Her daily swims are gone, along with her social life. Her outside activities have diminished to walking the dog around the block.

In the beginning, like most teenagers, she thought of it as an extended snow day. When days turned to weeks, what started as an escape from school went from fun to dread. "In the beginning, I was like, I have this time off, it's going to be so fun, and now going to school is all I want," she said.

I have two daughters. We have gone through this too. My older daughter has mostly done well, but she hates being home every day. And she struggled with Honors physics last semester and was forced to drop to regular physics this semester. I believe that had she been in school this wouldn’t have happened.

More on Lena:

[H]er straight A's have dipped to D's, and Lena says she struggles to complete assignments, not because she can't but because of the lost will. "I have nothing to look forward to," she said.

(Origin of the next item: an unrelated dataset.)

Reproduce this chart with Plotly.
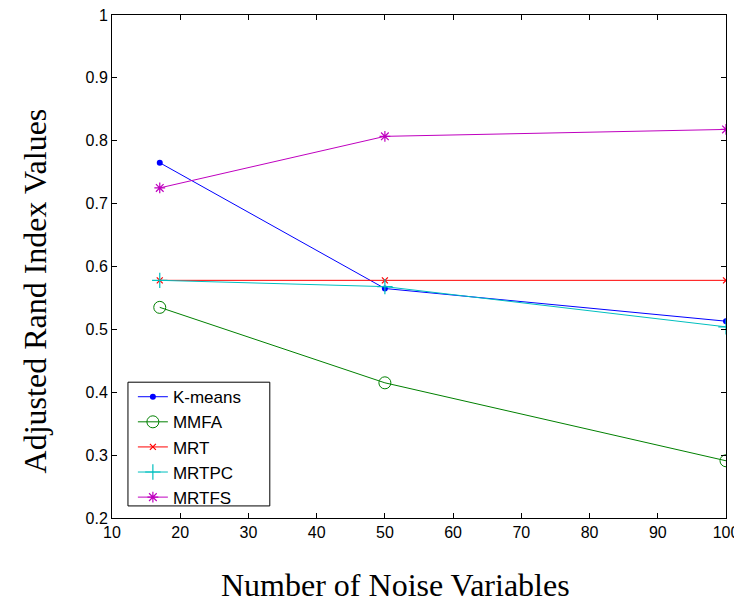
import plotly.graph_objects as go

noise_vars = [17, 50, 100]
kmeans = [0.765, 0.565, 0.513]
mmfa = [0.535, 0.415, 0.291]
mrt = [0.578, 0.578, 0.578]
mrtpc = [0.578, 0.568, 0.504]
mrtfs = [0.725, 0.807, 0.818]

series = [
    ("K-means", kmeans, "rgb(0,0,255)", dict(symbol="circle", size=6)),
    ("MMFA", mmfa, "rgb(0,128,0)", dict(symbol="circle-open", size=12, line=dict(width=1))),
    ("MRT", mrt, "rgb(255,0,0)", dict(symbol="x-thin-open", size=6, line=dict(width=1.2))),
    ("MRTPC", mrtpc, "rgb(0,191,191)", dict(symbol="cross-thin-open", size=11, line=dict(width=1.2))),
    ("MRTFS", mrtfs, "rgb(191,0,191)", dict(symbol="asterisk-open", size=9, line=dict(width=1.2))),
]

fig = go.Figure()
for name, vals, color, marker in series:
    m = dict(marker)
    m["color"] = color
    if "line" in m:
        m["line"] = dict(m["line"], color=color)
    fig.add_trace(go.Scatter(x=noise_vars, y=vals, name=name, mode="lines+markers",
                             line=dict(color=color, width=1), marker=m))

axis_common = dict(showline=True, linecolor="black", linewidth=1, mirror="ticks",
                   ticks="inside", ticklen=5, tickcolor="black", showgrid=False,
                   zeroline=False, automargin=False, ticklabeloverflow="allow",
                   tickfont=dict(family="Liberation Sans, Arial", size=16, color="black"))

title_font = dict(family="Liberation Serif, Times New Roman", size=32, color="black")

fig.update_layout(
    width=734, height=595,
    margin=dict(l=104, r=16, t=7, b=85),
    plot_bgcolor="white", paper_bgcolor="white",
    xaxis=dict(range=[10, 100], tickvals=[10, 20, 30, 40, 50, 60, 70, 80, 90, 100], **axis_common),
    yaxis=dict(range=[0.2, 1], tickvals=[0.2, 0.3, 0.4, 0.5, 0.6, 0.7, 0.8, 0.9, 1],
               ticktext=["0.2", "0.3", "0.4", "0.5", "0.6", "0.7", "0.8", "0.9", "1"],
               **axis_common),
    legend=dict(x=0.034, y=0.276, xanchor="left", yanchor="top", borderwidth=0,
                bgcolor="rgba(0,0,0,0)", tracegroupgap=0,
                font=dict(family="Liberation Sans, Arial", size=17, color="black")),
    showlegend=True,
    shapes=[
        dict(type="rect", xref="paper", yref="paper", x0=0.026, x1=0.257, y0=0.024, y1=0.270,
             line=dict(color="black", width=1), fillcolor="white", layer="above"),
    ],
    annotations=[
        dict(text="Number of Noise Variables", xref="paper", yref="paper", x=0.4625, y=-0.133,
             xanchor="center", yanchor="middle", showarrow=False, font=title_font),
        dict(text="Adjusted Rand Index Values", xref="paper", yref="paper", x=-0.125, y=0.451,
             xanchor="center", yanchor="middle", showarrow=False, textangle=-90, font=title_font),
    ],
)

fig.write_html("out.html")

I said above my older daughter was doing well. I didn’t mention my younger daughter. Her experience mirrors this last paragraph. She’s totally unmotivated. Her grades have really suffered and it’s all my wife and I can do to get her to get her work done. It’s a daily struggle.

And it’s not lack of intelligence. It’s lack of motivation. I can tell she rarely even pays attention during her virtual classes, and yet if I force her to do the homework, she can zip right through it. Occasionally I have to explain something, but never more than once.

You think it’s my fault? Fine. I’m the parent. Blame me. But the simple fact is that she needs structure and she’s getting none. She was never the most self-motivated. We always had to push her. But she enjoyed going to school at least, if not the actual “doing school”. She got to see her friends and experience things together. Now it’s Facetime and Zoom. It’s not the same.

And even my older daughter is suffering. She’s a junior in high school. She should be going out with her friends every Friday and Saturday night. Going to football and basketball games. Going to movies and out for pizza. Sleepovers and birthday parties. Homecoming dances. She’s had a little of this, but not much. It’s not hurting her in an educational since, other than she’s really missing learning about what life is and what life has to offer.

I don’t know which of the two breaks my heart more.

Salena Zito is right. The kids aren’t alright. And they may never be. How do you recover from a lost childhood?

They can’t handle much more of this. And frankly, neither can I.